Stated task:
Tell how many lines contain the word "Rebuild". Reply with the number only.

Dataset entries:
+ + + + + + +

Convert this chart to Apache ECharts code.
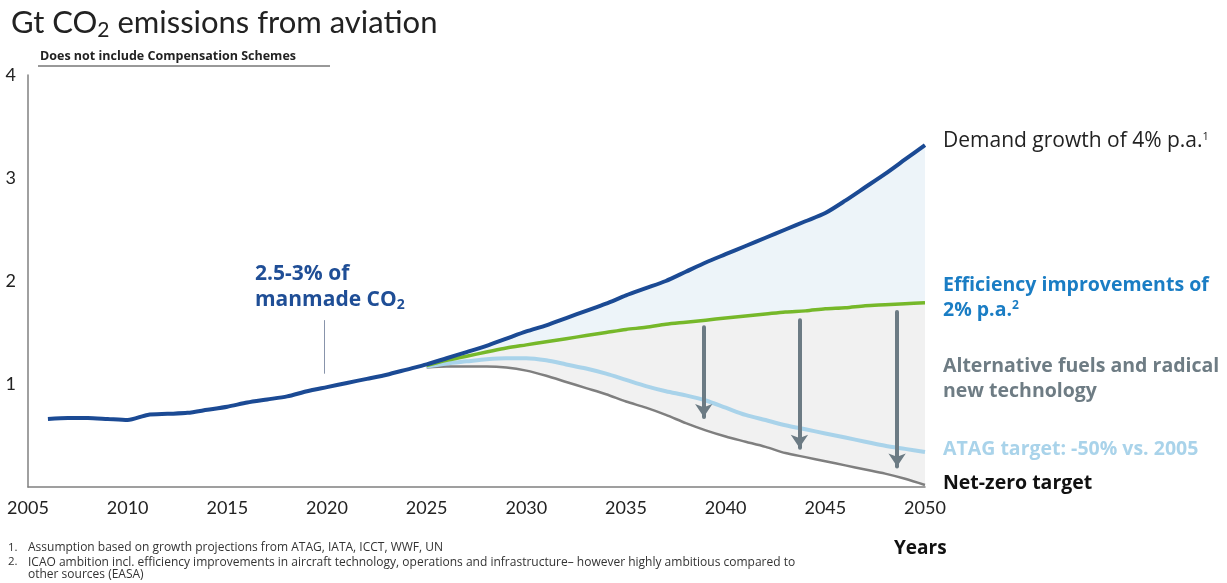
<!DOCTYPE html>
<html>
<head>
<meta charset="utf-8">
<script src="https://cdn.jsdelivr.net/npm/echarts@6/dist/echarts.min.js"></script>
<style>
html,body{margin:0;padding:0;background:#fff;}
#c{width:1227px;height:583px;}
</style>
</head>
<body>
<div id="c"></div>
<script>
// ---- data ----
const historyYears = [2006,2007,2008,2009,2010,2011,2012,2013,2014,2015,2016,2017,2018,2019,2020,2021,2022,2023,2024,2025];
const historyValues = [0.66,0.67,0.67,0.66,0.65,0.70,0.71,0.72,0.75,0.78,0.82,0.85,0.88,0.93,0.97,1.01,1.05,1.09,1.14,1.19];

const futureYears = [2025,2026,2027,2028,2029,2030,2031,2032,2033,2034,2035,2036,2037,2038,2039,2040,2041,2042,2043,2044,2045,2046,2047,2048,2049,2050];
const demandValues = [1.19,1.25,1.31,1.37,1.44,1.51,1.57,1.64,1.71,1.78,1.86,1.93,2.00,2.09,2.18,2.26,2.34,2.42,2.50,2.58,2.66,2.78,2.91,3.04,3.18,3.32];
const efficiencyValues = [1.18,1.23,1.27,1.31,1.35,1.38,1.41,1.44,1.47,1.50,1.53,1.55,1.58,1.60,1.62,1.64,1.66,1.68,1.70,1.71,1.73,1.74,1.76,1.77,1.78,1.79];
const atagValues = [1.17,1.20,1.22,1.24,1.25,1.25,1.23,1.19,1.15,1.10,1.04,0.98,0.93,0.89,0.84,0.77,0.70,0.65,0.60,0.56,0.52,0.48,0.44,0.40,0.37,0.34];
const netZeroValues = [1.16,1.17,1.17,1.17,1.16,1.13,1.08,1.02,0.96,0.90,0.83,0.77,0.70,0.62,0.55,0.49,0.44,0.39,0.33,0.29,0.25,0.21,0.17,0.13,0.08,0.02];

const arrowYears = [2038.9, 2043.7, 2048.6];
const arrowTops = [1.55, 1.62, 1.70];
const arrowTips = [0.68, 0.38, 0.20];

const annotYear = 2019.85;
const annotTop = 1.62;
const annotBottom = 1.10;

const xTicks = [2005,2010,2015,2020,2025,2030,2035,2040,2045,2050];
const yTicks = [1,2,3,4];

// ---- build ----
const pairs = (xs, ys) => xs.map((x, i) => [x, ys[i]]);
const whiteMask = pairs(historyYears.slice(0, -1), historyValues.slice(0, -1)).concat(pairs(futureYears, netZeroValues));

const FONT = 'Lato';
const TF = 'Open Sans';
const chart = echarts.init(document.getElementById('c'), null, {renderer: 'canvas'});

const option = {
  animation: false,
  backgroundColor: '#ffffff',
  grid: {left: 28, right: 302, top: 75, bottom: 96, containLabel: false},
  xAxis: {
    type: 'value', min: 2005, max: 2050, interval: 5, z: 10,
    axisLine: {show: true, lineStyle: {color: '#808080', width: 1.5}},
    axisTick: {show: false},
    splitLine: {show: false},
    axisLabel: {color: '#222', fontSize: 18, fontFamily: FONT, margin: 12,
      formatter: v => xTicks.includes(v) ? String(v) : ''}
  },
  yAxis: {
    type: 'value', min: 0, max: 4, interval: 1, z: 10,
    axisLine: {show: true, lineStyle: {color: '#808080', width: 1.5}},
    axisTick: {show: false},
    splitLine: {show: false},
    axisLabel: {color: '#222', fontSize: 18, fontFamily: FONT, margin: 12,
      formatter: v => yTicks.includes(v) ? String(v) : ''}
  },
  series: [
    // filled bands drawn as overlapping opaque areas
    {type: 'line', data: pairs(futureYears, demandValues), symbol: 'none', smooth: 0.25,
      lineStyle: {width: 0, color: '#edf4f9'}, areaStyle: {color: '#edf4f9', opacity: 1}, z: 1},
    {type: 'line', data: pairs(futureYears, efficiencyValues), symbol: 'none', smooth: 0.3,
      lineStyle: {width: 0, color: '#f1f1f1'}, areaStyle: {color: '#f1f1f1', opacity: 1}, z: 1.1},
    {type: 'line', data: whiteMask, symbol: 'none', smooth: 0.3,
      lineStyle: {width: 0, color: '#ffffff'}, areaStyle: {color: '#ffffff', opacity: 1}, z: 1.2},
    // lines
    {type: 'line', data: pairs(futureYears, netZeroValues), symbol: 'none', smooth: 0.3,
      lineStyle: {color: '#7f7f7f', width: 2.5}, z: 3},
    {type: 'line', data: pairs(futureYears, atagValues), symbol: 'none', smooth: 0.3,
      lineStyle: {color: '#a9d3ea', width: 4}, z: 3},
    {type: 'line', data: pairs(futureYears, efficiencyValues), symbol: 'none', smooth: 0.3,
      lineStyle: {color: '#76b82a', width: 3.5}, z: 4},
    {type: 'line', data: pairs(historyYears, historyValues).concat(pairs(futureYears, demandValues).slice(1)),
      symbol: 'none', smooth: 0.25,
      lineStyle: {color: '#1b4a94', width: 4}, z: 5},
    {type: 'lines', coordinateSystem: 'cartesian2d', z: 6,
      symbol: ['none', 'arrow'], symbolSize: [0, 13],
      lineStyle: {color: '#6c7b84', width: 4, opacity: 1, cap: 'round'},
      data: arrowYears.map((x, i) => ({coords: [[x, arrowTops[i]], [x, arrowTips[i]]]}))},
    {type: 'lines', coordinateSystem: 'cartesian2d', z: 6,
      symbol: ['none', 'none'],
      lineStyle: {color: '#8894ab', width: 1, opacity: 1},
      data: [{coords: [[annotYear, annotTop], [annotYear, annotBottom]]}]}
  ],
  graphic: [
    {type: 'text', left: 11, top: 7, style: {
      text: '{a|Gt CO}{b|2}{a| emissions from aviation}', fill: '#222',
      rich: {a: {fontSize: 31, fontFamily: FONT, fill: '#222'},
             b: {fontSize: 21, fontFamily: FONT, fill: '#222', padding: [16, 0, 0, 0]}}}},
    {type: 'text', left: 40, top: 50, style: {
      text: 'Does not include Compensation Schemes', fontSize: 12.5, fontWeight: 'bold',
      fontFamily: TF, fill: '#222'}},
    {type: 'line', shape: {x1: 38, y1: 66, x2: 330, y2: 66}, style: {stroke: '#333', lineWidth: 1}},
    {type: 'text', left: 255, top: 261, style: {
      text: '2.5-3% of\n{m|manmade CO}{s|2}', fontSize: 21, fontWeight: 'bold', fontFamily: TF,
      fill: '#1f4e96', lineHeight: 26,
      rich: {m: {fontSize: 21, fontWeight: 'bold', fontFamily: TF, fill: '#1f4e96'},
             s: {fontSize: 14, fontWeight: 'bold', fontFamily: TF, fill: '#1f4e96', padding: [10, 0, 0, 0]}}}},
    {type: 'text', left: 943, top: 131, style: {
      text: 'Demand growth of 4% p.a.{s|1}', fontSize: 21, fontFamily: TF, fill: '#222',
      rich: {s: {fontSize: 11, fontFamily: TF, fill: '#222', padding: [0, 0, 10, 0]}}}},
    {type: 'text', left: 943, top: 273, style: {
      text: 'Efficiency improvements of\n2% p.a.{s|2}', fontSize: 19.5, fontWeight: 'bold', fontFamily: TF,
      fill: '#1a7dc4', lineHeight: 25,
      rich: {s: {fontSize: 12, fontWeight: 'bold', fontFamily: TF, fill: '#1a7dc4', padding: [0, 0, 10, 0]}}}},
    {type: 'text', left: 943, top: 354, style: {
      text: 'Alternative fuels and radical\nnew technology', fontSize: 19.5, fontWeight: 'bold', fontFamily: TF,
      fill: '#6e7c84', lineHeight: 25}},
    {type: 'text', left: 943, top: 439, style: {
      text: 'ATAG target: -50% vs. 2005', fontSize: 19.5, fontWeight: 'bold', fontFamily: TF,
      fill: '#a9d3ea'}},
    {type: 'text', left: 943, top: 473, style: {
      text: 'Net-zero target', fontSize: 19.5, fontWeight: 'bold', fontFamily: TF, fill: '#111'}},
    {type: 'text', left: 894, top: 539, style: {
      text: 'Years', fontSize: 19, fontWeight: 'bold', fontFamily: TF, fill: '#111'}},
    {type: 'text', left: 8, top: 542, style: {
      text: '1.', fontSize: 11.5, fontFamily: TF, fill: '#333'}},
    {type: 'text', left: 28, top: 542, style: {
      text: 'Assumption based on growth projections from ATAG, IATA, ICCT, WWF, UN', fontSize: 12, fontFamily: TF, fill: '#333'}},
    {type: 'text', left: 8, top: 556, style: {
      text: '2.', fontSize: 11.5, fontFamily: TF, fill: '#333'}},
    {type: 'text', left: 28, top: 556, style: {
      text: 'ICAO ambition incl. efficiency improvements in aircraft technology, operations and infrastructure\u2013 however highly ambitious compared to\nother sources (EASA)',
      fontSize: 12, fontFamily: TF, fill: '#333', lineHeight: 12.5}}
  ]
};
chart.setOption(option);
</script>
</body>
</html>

+ + + + + + +

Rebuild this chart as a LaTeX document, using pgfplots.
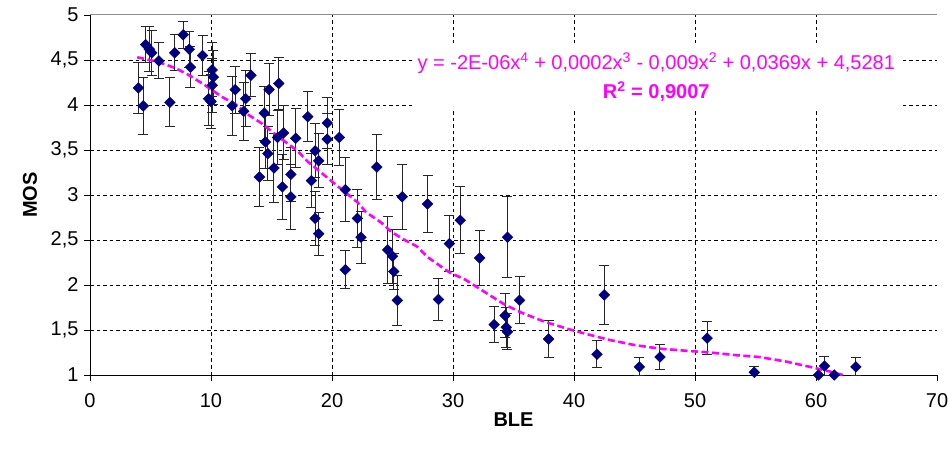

+ + + + + + +

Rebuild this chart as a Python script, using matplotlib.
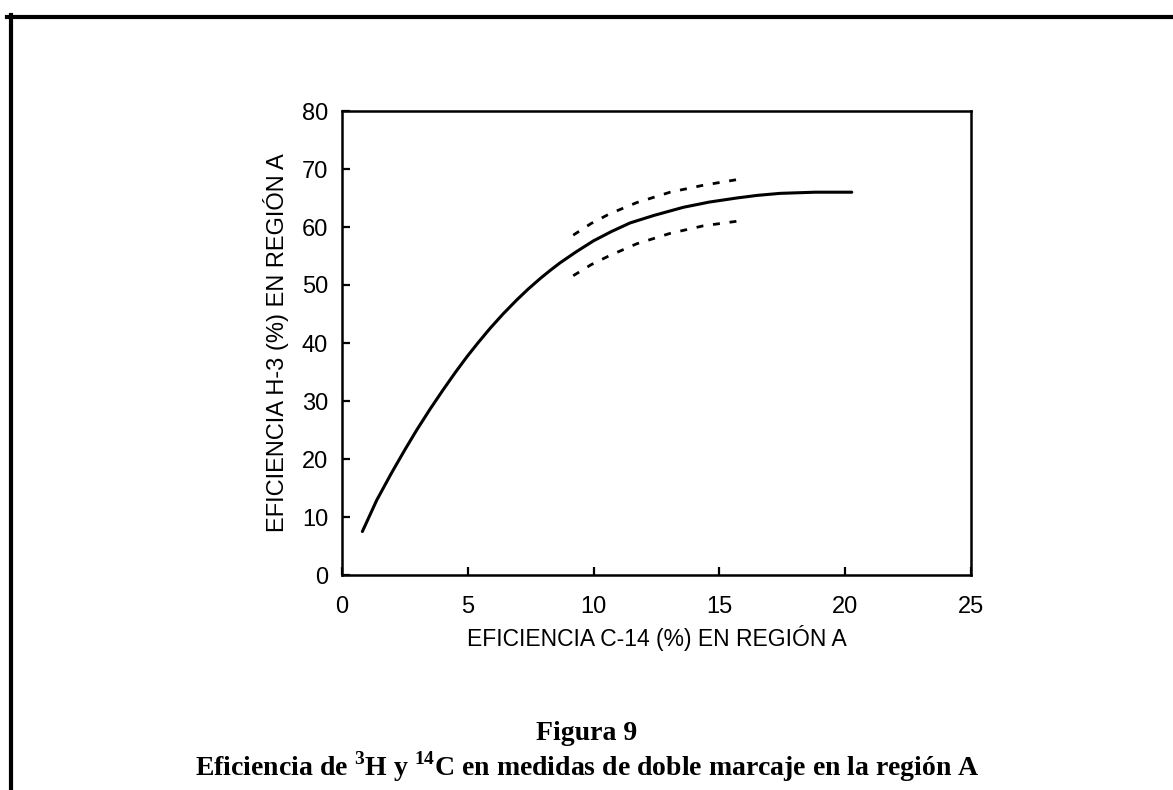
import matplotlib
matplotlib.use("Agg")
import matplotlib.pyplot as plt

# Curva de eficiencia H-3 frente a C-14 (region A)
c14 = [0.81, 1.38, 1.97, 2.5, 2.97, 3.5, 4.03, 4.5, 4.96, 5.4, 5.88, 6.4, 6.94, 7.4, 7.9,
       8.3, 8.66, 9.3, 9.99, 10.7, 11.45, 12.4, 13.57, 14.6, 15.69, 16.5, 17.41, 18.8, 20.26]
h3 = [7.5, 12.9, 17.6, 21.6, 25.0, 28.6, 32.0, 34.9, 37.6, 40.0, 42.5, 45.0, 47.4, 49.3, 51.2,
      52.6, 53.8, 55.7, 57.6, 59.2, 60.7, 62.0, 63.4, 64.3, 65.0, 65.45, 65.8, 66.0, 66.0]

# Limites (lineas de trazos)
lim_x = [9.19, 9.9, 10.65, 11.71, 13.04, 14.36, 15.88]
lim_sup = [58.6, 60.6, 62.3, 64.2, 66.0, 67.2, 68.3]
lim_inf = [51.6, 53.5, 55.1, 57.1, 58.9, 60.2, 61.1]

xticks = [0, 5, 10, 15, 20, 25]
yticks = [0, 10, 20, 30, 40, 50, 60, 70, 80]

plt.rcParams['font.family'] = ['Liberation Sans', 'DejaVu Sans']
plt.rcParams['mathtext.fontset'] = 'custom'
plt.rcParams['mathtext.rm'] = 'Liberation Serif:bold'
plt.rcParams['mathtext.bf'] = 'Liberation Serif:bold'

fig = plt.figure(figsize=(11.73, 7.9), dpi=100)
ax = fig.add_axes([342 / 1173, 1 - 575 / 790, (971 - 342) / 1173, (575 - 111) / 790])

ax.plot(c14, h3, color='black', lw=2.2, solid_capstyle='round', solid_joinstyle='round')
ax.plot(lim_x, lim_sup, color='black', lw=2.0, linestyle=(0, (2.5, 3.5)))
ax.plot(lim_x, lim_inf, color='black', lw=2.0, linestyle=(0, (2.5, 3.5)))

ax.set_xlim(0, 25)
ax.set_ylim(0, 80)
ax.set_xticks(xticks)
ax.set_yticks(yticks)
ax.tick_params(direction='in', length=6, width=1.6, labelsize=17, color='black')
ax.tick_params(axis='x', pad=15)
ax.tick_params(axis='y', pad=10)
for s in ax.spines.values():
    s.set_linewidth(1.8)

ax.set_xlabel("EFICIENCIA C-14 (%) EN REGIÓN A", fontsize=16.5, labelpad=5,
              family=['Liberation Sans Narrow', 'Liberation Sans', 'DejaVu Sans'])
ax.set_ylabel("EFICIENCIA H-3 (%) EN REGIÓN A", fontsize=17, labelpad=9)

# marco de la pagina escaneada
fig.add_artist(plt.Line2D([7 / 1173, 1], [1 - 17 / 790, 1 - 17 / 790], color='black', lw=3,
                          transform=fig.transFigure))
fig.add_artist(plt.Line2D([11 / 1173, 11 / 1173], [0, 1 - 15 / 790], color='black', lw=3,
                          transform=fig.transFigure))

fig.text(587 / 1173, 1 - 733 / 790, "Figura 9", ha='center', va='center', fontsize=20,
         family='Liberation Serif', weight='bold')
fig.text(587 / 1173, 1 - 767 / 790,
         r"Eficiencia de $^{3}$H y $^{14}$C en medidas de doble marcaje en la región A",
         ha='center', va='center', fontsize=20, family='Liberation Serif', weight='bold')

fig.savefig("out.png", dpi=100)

+ + + + + + +

Result for this task:
2